The attacks also underscored the terrorists’ limitations. ISIS terrorist have found refuge in the remote deserts of Syria’s interior and along the Iraqi-Syrian border. From there, they lash out against civilians and security forces in both countries. But they are also hemmed in by opponents on all sides: Syrian government troops as well as Kurdish-led fighters who control eastern Syria and are backed by U.S. forces. American raids with their Kurdish-led allies have repeatedly killed or caught ISIS leaders and, earlier this month, killed two senior ISIS figures.
The ISIS attacks this month were largely against a very vulnerable target: Syrians hunting truffles in the desert.

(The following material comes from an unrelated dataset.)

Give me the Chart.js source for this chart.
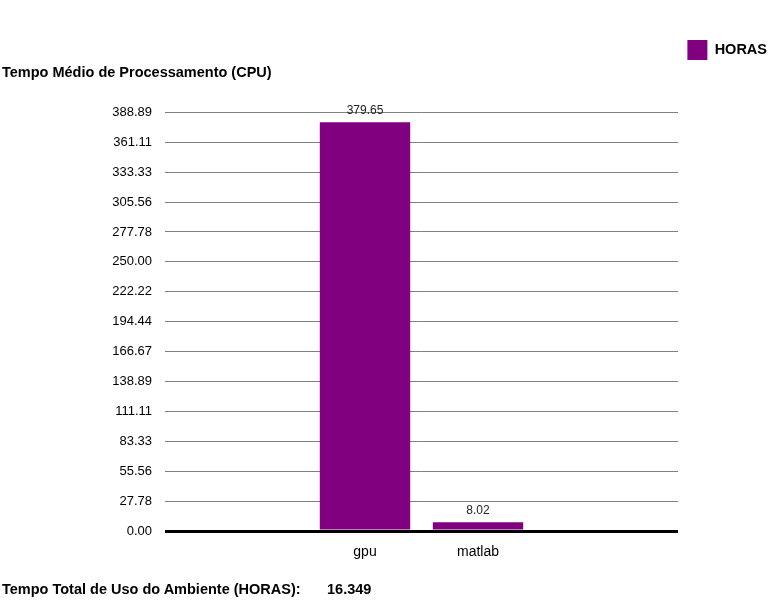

The truffles are a seasonal delicacy that can be sold for a high price. Since the truffle hunters work in large groups in remote areas, ISIS terrorists in previous years have repeatedly preyed on them, emerging from the desert to abduct them, kill some and ransom others for money.
On Feb. 11, ISIS fighters kidnapped about 75 truffle hunters outside the town of Palmyra. At least 16 were killed, including a woman and security officers, 25 were released and the rest remain missing.
Six days later, on Friday, they attacked a group of truffle hunters outside the desert town of Sukhna, just up the highway from Palmyra, and fought with troops at a security checkpoint close by. At least 61 civilians and seven soldiers were killed. Many of the truffle hunters in the group work for three local businessmen close to the Syrian military and pro-government militias, which may have prompted ISIS to target them, according to the Britain-based Syrian Observatory for Human Rights, an opposition war monitor, and the Palmyra News Network, an activist collective that covers developments in the desert areas.
Smaller attacks around the area killed 12 other people, including soldiers, pro-government fighters and civilians.
The area is far from the northern regions devastated by the Feb. 6 earthquake that killed more than 50,000 people in Turkey and Syria. Still, ISIS terrorists “took advantage of the earthquake to send a message that the organization is still present,” said Rami Abdurrahman, who heads the Observatory.